Bincangperempuan.com- Pernikahan sering dianggap sebagai puncak kebahagiaan dan pencapaian hidup. Secara umum, pernikahan tidak hanya dilihat sebagai komitmen emosional, tetapi juga sebagai simbol keberhasilan sosial dan kehidupan pribadi.

Tradisi dan norma sosial sering menekankan bahwa mencapai pernikahan yang bahagia adalah tujuan utama dalam kehidupan, terutama bagi perempuan. Namun, sebuah tren baru yang dikenal dengan tagar Marriage is Scary mulai menantang pandangan ini dengan menawarkan perspektif yang berbeda dan lebih kritis.

Istilah “Marriage is Scary” tidak hanya mencerminkan ketakutan, tetapi juga mengungkap sisi gelap dari pernikahan yang sering tersembunyi. Meskipun pernikahan sering dipandang sebagai puncak kebahagiaan, banyak perempuan ternyata menghadapi tekanan berat dari ekspektasi sosial dan peran tradisional yang membebani. Ketidaknyamanan ini sering terabaikan dan tidak terlihat di luar pandangan publik, menyisakan dampak emosional dan psikologis yang mendalam.

Dalam banyak kasus, pernikahan diiringi dengan ekspektasi yang tidak realistis tentang peran dan tanggung jawab perempuan. Mereka sering dihadapkan pada beban ganda- menjadi sebagai ibu rumah tangga ideal sambil memenuhi tuntutan profesional dan sosial. Hal ini dapat menyebabkan perasaan tertekan dan tidak memadai, terutama ketika harapan tinggi dan standar yang tidak masuk akal menjadi beban yang harus ditanggung.

Baca juga: Dipidanakan Hingga Sulit Mengakses Sumber Daya

Jadi Ruang Bersuara bagi Perempuan

Tren ini juga mengungkap masalah serius seperti kekerasan dalam rumah tangga dan kekangan emosional yang dialami oleh perempuan dalam pernikahan.

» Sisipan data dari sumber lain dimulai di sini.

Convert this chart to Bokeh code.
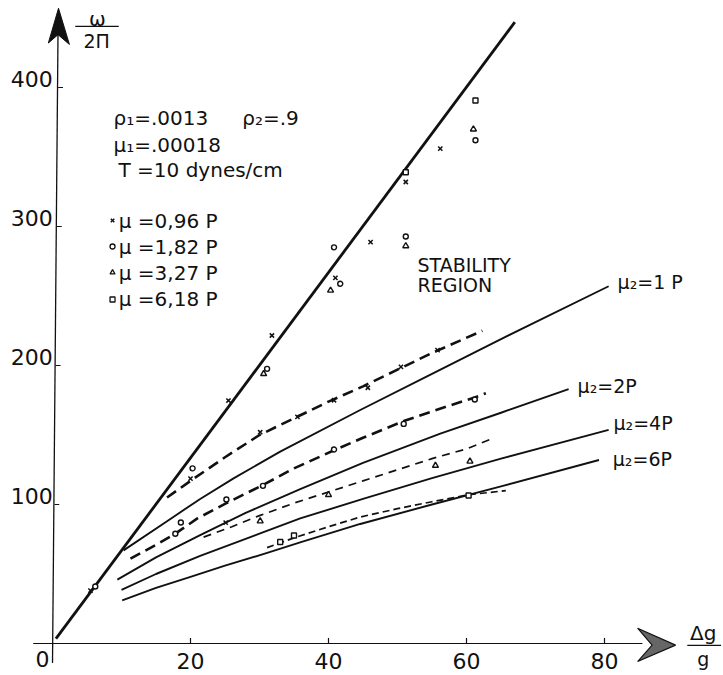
from bokeh.plotting import figure
from bokeh.models import Range1d
from bokeh.core.properties import value
from bokeh.embed import file_html
from bokeh.resources import INLINE

# ---------------- data ----------------
x_ticks = [20, 40, 60, 80]
y_ticks = [100, 200, 300, 400]

# neutral-stability straight line
line_x = [0.5, 67.0]
line_y = [3.5, 447.0]

# theoretical curves mu2 = 1, 2, 4, 6 P
c1_x = [10.3, 16.6, 21.4, 26.3, 33.0, 44.6, 55.0, 65.0, 80.6]
c1_y = [67, 88, 104, 119, 138, 168, 194, 219, 257]
c2_x = [9.4, 15.0, 21.4, 28.0, 35.9, 45.0, 56.2, 65.0, 74.8]
c2_y = [46, 62, 78, 94, 111, 130, 151, 166, 183]
c4_x = [10.0, 15.0, 21.4, 30.0, 35.9, 45.0, 55.0, 65.0, 80.6]
c4_y = [38.6, 50, 63, 79, 90, 104, 119, 133, 153.7]
c6_x = [10.1, 15.0, 20.0, 25.0, 31.0, 36.0, 44.6, 55.0, 65.0, 79.2]
c6_y = [31, 40, 48, 56, 65, 73, 86, 100, 113, 132]

# experimental dashed curves
d096_x = [16.6, 20, 25, 30, 35, 40, 45, 50, 55, 62.3]
d096_y = [105, 117, 134, 150, 162, 174, 185, 197, 209, 225]
d182_x = [11.3, 15, 17.8, 21, 25.2, 30.5, 35, 40.8, 45, 50.9, 55, 61.2, 62.8]
d182_y = [61, 71, 79, 90, 101, 114, 126, 139, 148, 160, 167, 177, 180]
d327_x = [21.9, 26, 30, 35, 40, 45, 50, 55, 60, 63.5]
d327_y = [76.5, 84, 92, 101, 109, 117, 125, 133, 140, 147]
d618_x = [31.1, 35, 40, 44.6, 50, 55, 60.3, 65.7]
d618_y = [69, 76, 84, 91, 97, 102, 107, 110]

# measured points
m096_x = [5.5, 20.0, 25.1, 25.5, 30.1, 31.8, 35.5, 40.8, 41.0, 45.7, 46.1, 50.5, 51.2, 55.8, 56.2]
m096_y = [38, 118.6, 87, 174.8, 152, 221.6, 163, 175, 263, 184, 288.7, 199, 332, 211, 356]
m182_x = [6.2, 17.8, 18.6, 20.3, 25.2, 30.5, 31.1, 40.8, 40.8, 41.7, 50.9, 51.2, 61.2, 61.3]
m182_y = [41, 79, 87, 126, 103.6, 113.4, 197.6, 139.6, 285, 258.8, 158, 292.8, 175.5, 362]
m327_x = [30.1, 30.6, 40.0, 40.3, 51.2, 55.5, 60.5, 61.0]
m327_y = [88, 194, 107, 254, 286, 128, 131, 370]
m618_x = [33.0, 35.0, 51.2, 60.3, 61.3]
m618_y = [73, 77.7, 339, 106.5, 390.6]

legend_labels = ["\u03bc =0,96  P", "\u03bc =1,82  P", "\u03bc =3,27  P", "\u03bc =6,18  P"]
curve_labels = ["\u03bc\u2082=1 P", "\u03bc\u2082=2P", "\u03bc\u2082=4P", "\u03bc\u2082=6P"]

# ---------------- figure ----------------
PX_X = 6.9    # px per x unit
PX_Y = 1.39   # px per y unit
X0, Y0 = 52, 643  # pixel position of origin
W, H = 723, 675

p = figure(width=W, height=H, output_backend="svg", toolbar_location=None,
           x_axis_location=None, y_axis_location=None,
           x_range=Range1d(-X0 / PX_X, (W - X0) / PX_X),
           y_range=Range1d(-(H - Y0) / PX_Y, Y0 / PX_Y),
           min_border=0, outline_line_color=None)
p.grid.visible = False
p.background_fill_color = "white"
p.border_fill_color = "white"

FONT = value("DejaVu Sans")
INK = "#111111"

# axes drawn in data space
p.line([-2.8, 85.5], [0, 0], line_color=INK, line_width=1.2)
p.line([0, 0.8], [-14, 440], line_color=INK, line_width=1.3)
# y arrowhead
p.patch([0.87, -0.6, 0.8, 2.45], [457, 432, 438, 431], fill_color=INK, line_color=INK)
# x arrowhead (hatched in original)
p.patch([90.3, 84.8, 86.9, 84.8], [-1.2, 11, -1.2, -13], fill_color="#666666",
        line_color=INK, line_width=1.2)

# ticks
p.segment(x0=x_ticks, y0=[0] * 4, x1=x_ticks, y1=[4] * 4, line_color=INK, line_width=1.2)
p.segment(x0=[0.1 + t * 0.0018 for t in y_ticks], y0=y_ticks,
          x1=[0.8 + t * 0.0018 for t in y_ticks], y1=y_ticks, line_color=INK, line_width=1.2)

# tick labels
p.text(x=x_ticks, y=[-12.5] * 4, text=[str(t) for t in x_ticks], text_font=FONT,
       text_font_size="22px", text_align="center", text_baseline="middle", text_color=INK)
p.text(x=[-1.45], y=[-11], text=["0"], text_font=FONT, text_font_size="22px",
       text_align="center", text_baseline="middle", text_color=INK)
p.text(x=[0.05] * 4, y=[t + 6 for t in y_ticks], text=[str(t) for t in y_ticks], text_font=FONT,
       text_font_size="22px", text_align="right", text_baseline="middle", text_color=INK)

# axis titles (fractions)
p.text(x=[6.5], y=[449], text=["\u03c9"], text_font=FONT, text_font_size="20px",
       text_align="center", text_baseline="middle", text_color=INK)
p.line([3.3, 9.6], [444, 444], line_color=INK, line_width=1.2)
p.text(x=[6.4], y=[433.5], text=["2\u03a0"], text_font=FONT, text_font_size="19px",
       text_align="center", text_baseline="middle", text_color=INK)
p.text(x=[94.3], y=[7.2], text=["\u0394g"], text_font=FONT, text_font_size="20px",
       text_align="center", text_baseline="middle", text_color=INK)
p.line([92.0, 96.9], [-1.4, -1.4], line_color=INK, line_width=1.2)
p.text(x=[94.3], y=[-11.5], text=["g"], text_font=FONT, text_font_size="19px",
       text_align="center", text_baseline="middle", text_color=INK)

# main straight line and theoretical curves
p.line(line_x, line_y, line_color=INK, line_width=2.8)
for cx, cy in [(c1_x, c1_y), (c2_x, c2_y), (c4_x, c4_y), (c6_x, c6_y)]:
    p.line(cx, cy, line_color=INK, line_width=1.9, line_join="round")

# dashed experimental curves
p.line(d096_x, d096_y, line_color=INK, line_width=2.6, line_dash="11 6")
p.line(d182_x, d182_y, line_color=INK, line_width=2.6, line_dash="11 6")
p.line(d327_x, d327_y, line_color=INK, line_width=1.7, line_dash="8 6")
p.line(d618_x, d618_y, line_color=INK, line_width=1.7, line_dash="7 4")

# measured points
p.scatter(m096_x, m096_y, marker="x", size=6, line_color=INK, line_width=1.5)
p.scatter(m182_x, m182_y, marker="circle", size=5, line_color=INK, fill_color="white", line_width=1.4)
p.scatter(m327_x, m327_y, marker="triangle", size=6, line_color=INK, fill_color="white", line_width=1.4)
p.scatter(m618_x, m618_y, marker="square", size=5, line_color=INK, fill_color="white", line_width=1.4)

# parameter block
p.text(x=[8.84, 27.5, 8.84, 9.57], y=[378.4, 378.4, 358.3, 340.3],
       text=["\u03c1\u2081=.0013", "\u03c1\u2082=.9", "\u03bc\u2081=.00018", "T =10  dynes/cm"],
       text_font=FONT, text_font_size="20px", text_align="left", text_baseline="middle",
       text_color=INK)

# legend
leg_y = [304.3, 285.6, 266.9, 247.5]
p.scatter([8.7], [leg_y[0]], marker="x", size=5, line_color=INK, line_width=1.4)
p.scatter([8.7], [leg_y[1]], marker="circle", size=5, line_color=INK, fill_color="white", line_width=1.3)
p.scatter([8.7], [leg_y[2]], marker="triangle", size=5, line_color=INK, fill_color="white", line_width=1.3)
p.scatter([8.7], [leg_y[3]], marker="square", size=5, line_color=INK, fill_color="white", line_width=1.3)
p.text(x=[9.6] * 4, y=leg_y, text=legend_labels, text_font=FONT, text_font_size="20px",
       text_align="left", text_baseline="middle", text_color=INK)

# region label and curve labels
p.text(x=[52.9, 52.9], y=[272, 257.6], text=["STABILITY", "REGION"], text_font=FONT,
       text_font_size="19px", text_align="left", text_baseline="middle", text_color=INK)
p.text(x=[81.9, 76.1, 81.3, 81.2], y=[260.4, 185.6, 158.3, 132.4], text=curve_labels,
       text_font=FONT, text_font_size="19px", text_align="left", text_baseline="middle",
       text_color=INK)

open("out.html", "w").write(file_html(p, INLINE))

Kekerasan dalam rumah tangga, baik fisik maupun emosional, sering tidak terlihat oleh masyarakat luar. Sebaliknya cenderung dinormalisasi.

Padahal banyak perempuan terjebak dalam situasi penuh tekanan, di mana mereka merasa tidak memiliki kendali atas kehidupan mereka sendiri. Ketidakmampuan untuk berbicara atau melapor tentang kekerasan yang mereka alami dapat memperburuk keadaan dan membuat mereka merasa semakin terisolasi.

Kekangan emosional dalam pernikahan juga menjadi isu penting. Banyak perempuan mengalami isolasi sosial, merasa tertekan untuk memenuhi peran yang tidak sesuai dengan harapan dan kebutuhan pribadi mereka. Tekanan untuk tetap tenang dan memenuhi standar sosial sering kali membuat mereka merasa terjebak dalam rutinitas yang membatasi kebebasan dan potensi mereka. Hal ini berkontribusi pada perasaan tidak puas dan cemas yang sering kali tidak diungkapkan secara terbuka.

Media sosial memainkan peran besar dalam penyebaran tren ini. Dengan hashtag #MarriageIsScary, perempuan dari berbagai penjuru dunia mulai berbagi pengalaman mereka secara terbuka. Platform seperti Instagram, X, dan TikTok menyediakan ruang bagi perempuan untuk menceritakan kisah mereka, mengungkapkan perasaan, dan menemukan dukungan dari sesama. Hashtag ini tidak hanya menjadi alat untuk menyuarakan pengalaman pribadi tetapi juga untuk membangun komunitas yang saling mendukung dan berbagi informasi.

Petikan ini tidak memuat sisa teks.